→ Do this
Go through the material below and copy all lines with "chart".
Available data start
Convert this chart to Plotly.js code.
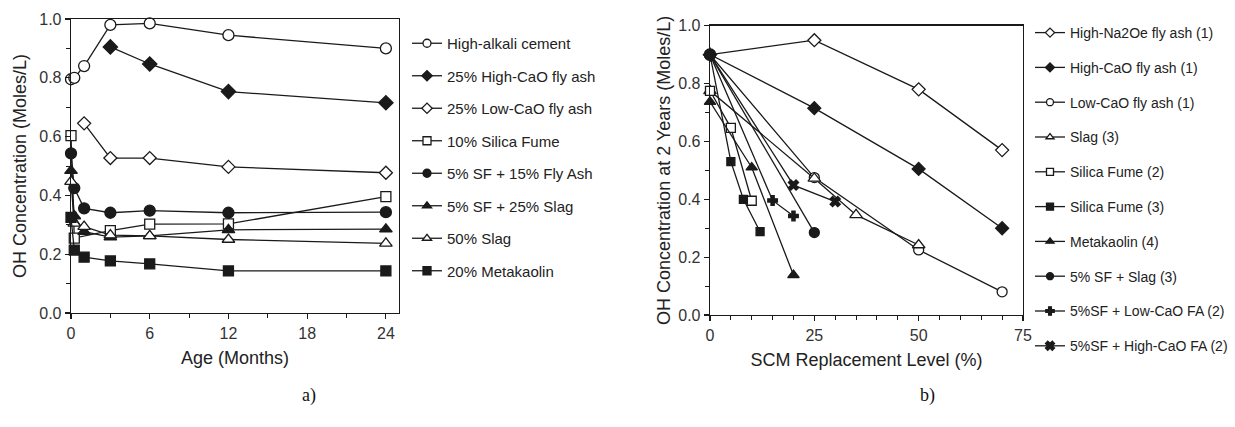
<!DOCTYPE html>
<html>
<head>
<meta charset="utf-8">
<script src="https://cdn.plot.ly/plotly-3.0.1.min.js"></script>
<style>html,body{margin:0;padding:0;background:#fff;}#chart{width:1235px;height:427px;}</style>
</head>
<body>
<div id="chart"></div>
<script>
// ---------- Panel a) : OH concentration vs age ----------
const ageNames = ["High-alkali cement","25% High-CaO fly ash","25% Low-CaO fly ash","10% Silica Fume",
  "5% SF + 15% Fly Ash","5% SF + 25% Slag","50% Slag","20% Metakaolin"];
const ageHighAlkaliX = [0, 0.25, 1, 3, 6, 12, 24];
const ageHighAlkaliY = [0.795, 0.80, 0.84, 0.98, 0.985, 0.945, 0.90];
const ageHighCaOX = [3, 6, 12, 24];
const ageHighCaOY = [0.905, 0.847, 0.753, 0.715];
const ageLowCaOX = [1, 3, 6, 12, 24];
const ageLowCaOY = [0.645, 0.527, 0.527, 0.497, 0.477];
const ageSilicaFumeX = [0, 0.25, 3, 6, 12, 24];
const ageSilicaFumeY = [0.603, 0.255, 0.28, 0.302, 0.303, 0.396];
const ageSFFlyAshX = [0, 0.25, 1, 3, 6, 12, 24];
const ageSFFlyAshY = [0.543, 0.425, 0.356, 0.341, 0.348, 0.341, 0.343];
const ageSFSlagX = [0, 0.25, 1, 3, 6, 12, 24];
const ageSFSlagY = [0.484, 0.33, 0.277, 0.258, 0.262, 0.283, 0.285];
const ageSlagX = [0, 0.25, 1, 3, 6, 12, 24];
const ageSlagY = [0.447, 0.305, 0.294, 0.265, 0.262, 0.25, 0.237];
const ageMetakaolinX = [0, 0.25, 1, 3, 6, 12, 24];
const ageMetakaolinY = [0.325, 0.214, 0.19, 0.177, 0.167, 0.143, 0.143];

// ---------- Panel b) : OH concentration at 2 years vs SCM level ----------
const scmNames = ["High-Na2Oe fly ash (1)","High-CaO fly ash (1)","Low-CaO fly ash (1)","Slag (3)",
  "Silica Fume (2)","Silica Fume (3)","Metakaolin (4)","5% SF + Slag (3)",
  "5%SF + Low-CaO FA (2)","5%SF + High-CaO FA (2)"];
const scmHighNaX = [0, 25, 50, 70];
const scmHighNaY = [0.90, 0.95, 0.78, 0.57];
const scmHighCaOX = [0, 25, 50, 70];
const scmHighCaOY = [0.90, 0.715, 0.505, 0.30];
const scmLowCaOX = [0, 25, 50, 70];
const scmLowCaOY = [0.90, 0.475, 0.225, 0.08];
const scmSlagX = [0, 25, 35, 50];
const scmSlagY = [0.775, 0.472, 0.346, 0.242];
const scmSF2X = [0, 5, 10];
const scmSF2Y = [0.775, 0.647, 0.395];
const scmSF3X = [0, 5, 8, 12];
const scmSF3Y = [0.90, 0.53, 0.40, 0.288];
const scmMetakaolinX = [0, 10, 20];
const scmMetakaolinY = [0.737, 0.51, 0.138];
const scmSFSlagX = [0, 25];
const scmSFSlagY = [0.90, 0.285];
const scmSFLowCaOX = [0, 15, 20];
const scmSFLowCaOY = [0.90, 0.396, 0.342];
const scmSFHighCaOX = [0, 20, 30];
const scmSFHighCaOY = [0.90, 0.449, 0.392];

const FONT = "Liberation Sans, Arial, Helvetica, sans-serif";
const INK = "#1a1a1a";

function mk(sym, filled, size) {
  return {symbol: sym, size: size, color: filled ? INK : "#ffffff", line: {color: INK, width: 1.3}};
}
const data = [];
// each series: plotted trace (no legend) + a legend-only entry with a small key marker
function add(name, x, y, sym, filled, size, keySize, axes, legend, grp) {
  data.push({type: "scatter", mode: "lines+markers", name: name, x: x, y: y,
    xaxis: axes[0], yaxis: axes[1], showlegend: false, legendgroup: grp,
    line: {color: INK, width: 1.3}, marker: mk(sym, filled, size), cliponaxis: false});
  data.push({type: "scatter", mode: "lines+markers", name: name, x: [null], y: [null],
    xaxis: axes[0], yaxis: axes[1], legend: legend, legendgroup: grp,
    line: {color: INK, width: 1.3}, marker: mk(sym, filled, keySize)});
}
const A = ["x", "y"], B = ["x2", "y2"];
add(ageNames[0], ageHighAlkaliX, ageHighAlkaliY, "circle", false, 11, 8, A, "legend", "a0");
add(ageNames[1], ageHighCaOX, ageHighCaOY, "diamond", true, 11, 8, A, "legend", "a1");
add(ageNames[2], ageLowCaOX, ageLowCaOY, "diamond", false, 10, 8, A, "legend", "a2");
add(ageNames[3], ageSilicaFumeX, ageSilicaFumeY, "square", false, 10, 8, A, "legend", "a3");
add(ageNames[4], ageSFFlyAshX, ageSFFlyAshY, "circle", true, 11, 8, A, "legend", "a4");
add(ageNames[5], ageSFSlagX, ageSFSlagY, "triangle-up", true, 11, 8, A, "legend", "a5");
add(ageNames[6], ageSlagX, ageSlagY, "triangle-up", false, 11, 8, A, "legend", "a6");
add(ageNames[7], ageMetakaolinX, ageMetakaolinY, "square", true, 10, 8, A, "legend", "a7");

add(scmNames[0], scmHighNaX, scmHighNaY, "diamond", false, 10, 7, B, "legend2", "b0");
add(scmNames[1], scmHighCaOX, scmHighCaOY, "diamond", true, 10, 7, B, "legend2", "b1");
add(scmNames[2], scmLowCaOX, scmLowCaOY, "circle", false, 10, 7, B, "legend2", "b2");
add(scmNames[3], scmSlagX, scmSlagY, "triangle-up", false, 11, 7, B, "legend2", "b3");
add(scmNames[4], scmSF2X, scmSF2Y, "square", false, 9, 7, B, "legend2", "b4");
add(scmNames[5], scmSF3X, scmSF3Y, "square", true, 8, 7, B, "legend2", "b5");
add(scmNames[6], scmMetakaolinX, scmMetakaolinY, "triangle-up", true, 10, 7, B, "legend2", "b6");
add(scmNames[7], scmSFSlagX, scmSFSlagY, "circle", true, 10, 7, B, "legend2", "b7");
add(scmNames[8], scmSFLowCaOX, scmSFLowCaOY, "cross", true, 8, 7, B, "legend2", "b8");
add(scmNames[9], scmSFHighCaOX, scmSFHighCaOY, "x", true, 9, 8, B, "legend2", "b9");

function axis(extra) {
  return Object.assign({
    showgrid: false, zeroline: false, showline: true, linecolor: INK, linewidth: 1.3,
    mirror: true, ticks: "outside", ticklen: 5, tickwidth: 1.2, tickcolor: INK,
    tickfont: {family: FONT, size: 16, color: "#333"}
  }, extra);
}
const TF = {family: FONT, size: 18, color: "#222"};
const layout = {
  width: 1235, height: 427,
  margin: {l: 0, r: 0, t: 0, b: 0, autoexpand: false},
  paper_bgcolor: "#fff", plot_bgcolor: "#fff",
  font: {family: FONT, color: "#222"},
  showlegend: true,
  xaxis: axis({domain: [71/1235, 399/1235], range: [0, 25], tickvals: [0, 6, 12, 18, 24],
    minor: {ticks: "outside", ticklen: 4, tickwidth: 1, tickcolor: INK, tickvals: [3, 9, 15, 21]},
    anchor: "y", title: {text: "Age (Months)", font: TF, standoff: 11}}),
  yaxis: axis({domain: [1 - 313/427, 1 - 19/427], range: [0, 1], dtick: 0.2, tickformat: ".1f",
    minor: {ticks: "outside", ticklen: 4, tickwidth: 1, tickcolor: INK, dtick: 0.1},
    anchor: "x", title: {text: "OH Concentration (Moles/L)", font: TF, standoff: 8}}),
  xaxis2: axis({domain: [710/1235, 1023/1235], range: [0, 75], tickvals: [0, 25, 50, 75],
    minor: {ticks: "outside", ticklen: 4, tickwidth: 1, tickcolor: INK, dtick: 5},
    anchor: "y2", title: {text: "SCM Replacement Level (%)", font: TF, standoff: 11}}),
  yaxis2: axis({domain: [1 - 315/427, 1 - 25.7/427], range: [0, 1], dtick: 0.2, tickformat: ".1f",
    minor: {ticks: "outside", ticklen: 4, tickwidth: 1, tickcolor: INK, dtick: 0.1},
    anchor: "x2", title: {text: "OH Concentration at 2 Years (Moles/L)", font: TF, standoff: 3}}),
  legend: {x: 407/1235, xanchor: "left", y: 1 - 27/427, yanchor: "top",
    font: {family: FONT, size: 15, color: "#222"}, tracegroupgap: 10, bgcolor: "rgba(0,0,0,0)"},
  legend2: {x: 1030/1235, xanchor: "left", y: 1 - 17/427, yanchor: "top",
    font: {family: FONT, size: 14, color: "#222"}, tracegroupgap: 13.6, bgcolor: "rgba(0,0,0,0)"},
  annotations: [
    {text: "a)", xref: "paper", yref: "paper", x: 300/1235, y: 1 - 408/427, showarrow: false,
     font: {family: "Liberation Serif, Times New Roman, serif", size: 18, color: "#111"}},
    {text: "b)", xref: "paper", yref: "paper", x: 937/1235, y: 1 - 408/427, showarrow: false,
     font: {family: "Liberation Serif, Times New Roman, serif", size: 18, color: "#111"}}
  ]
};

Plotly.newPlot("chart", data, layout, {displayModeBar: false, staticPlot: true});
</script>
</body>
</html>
Available data end
→ Written solution
Convert this chart to Plotly.js code.
<style>html,body{margin:0;padding:0;background:#fff;}#chart{width:1235px;height:427px;}</style>
<div id="chart"></div>
Plotly.newPlot("chart", data, layout, {displayModeBar: false, staticPlot: true});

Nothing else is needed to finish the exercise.